Source: notebooks/12-gguf-attention-mechanism-explorer-executed-e1.ipynb

Notebook focus

This page is a cell-by-cell walkthrough of the notebook, explaining the intent of each step and showing the exact code executed.

Cell-by-cell walkthrough

Cell 1 (Markdown)

12 Attention Mechanism Explorer

Visualize attention patterns as directed graphs using GraphistryBuilders.attention_graph().

What you will learn: - Build attention graphs from attention weight matrices - Filter edges by attention threshold - Identify strongly connected token pairs

Requirements: llamatelemetry installed.

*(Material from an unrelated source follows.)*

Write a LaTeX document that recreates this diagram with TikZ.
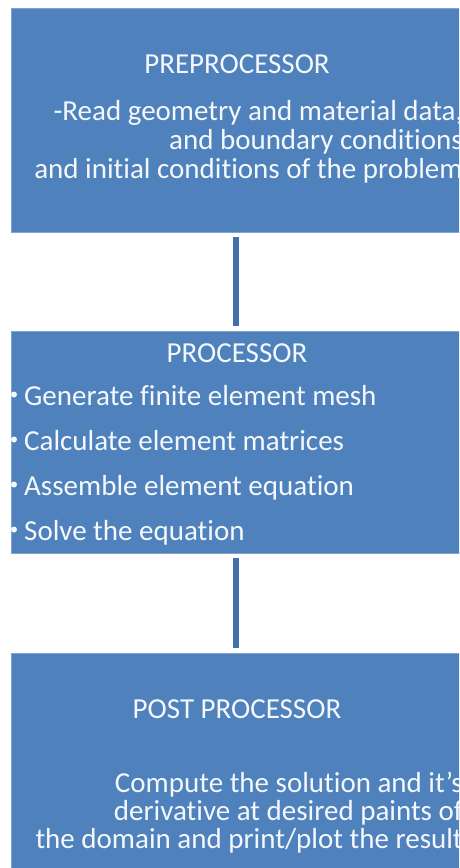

No GPU required.

Cell 2 (Markdown)

1) Install

Cell 3 (Code)

Summary: Installs required dependencies and runtime tools.

!pip -q install git+https://github.com/llamatelemetry/llamatelemetry.git@v0.1.1

Cell 4 (Markdown)

2) Simulate an attention matrix

In practice, extract real attention weights from your model. Here we generate a synthetic 8x8 attention matrix.

Cell 5 (Code)

Summary: Imports core libraries: numpy.

import numpy as np

np.random.seed(42)
seq_len = 8
tokens = ["The", "quick", "brown", "fox", "jumps", "over", "the", "dog"]

# Simulated softmax attention weights (rows sum to ~1)
raw = np.random.rand(seq_len, seq_len)
attention = (raw / raw.sum(axis=1, keepdims=True)).tolist()

print(f"Attention matrix shape: {seq_len}x{seq_len}")
print(f"Tokens: {tokens}")

Cell 6 (Markdown)

3) Build the attention graph

threshold filters out weak attention edges. Higher threshold = fewer, stronger connections.

Cell 7 (Code)

Summary: Imports core libraries: llamatelemetry. Sets up Graphistry for graph visualization or analytics.

from llamatelemetry.graphistry import GraphistryBuilders

nodes_df, edges_df = GraphistryBuilders.attention_graph(
    attention,
    tokens=tokens,
    threshold=0.15,  # keep edges with weight >= 0.15
)

print(f"Nodes: {len(nodes_df)}")
print(nodes_df)
print(f"\nEdges (threshold=0.15): {len(edges_df)}")
print(edges_df.head(10))

Cell 8 (Markdown)

4) Find strongest attention pairs

Cell 9 (Code)

Summary: Executes notebook-specific logic or data processing for this step.

top_edges = edges_df.nlargest(5, "weight")
print("Top 5 attention edges:")
print(top_edges.to_string(index=False))

Cell 10 (Markdown)

5) Compare thresholds

Cell 11 (Code)

Summary: Executes notebook-specific logic or data processing for this step.

for t in [0.0, 0.10, 0.15, 0.20, 0.25]:
    _, e = GraphistryBuilders.attention_graph(attention, tokens=tokens, threshold=t)
    print(f"  threshold={t:.2f} -> {len(e)} edges")

Cell 12 (Markdown)

6) Visualize (optional)

Cell 13 (Code)

Summary: Sets up Graphistry for graph visualization or analytics.

# from llamatelemetry.graphistry import GraphistrySession
# session = GraphistrySession.from_kaggle_secrets()
# g = session.connector.create_graph(edges_df, nodes_df=nodes_df)
# g.plot()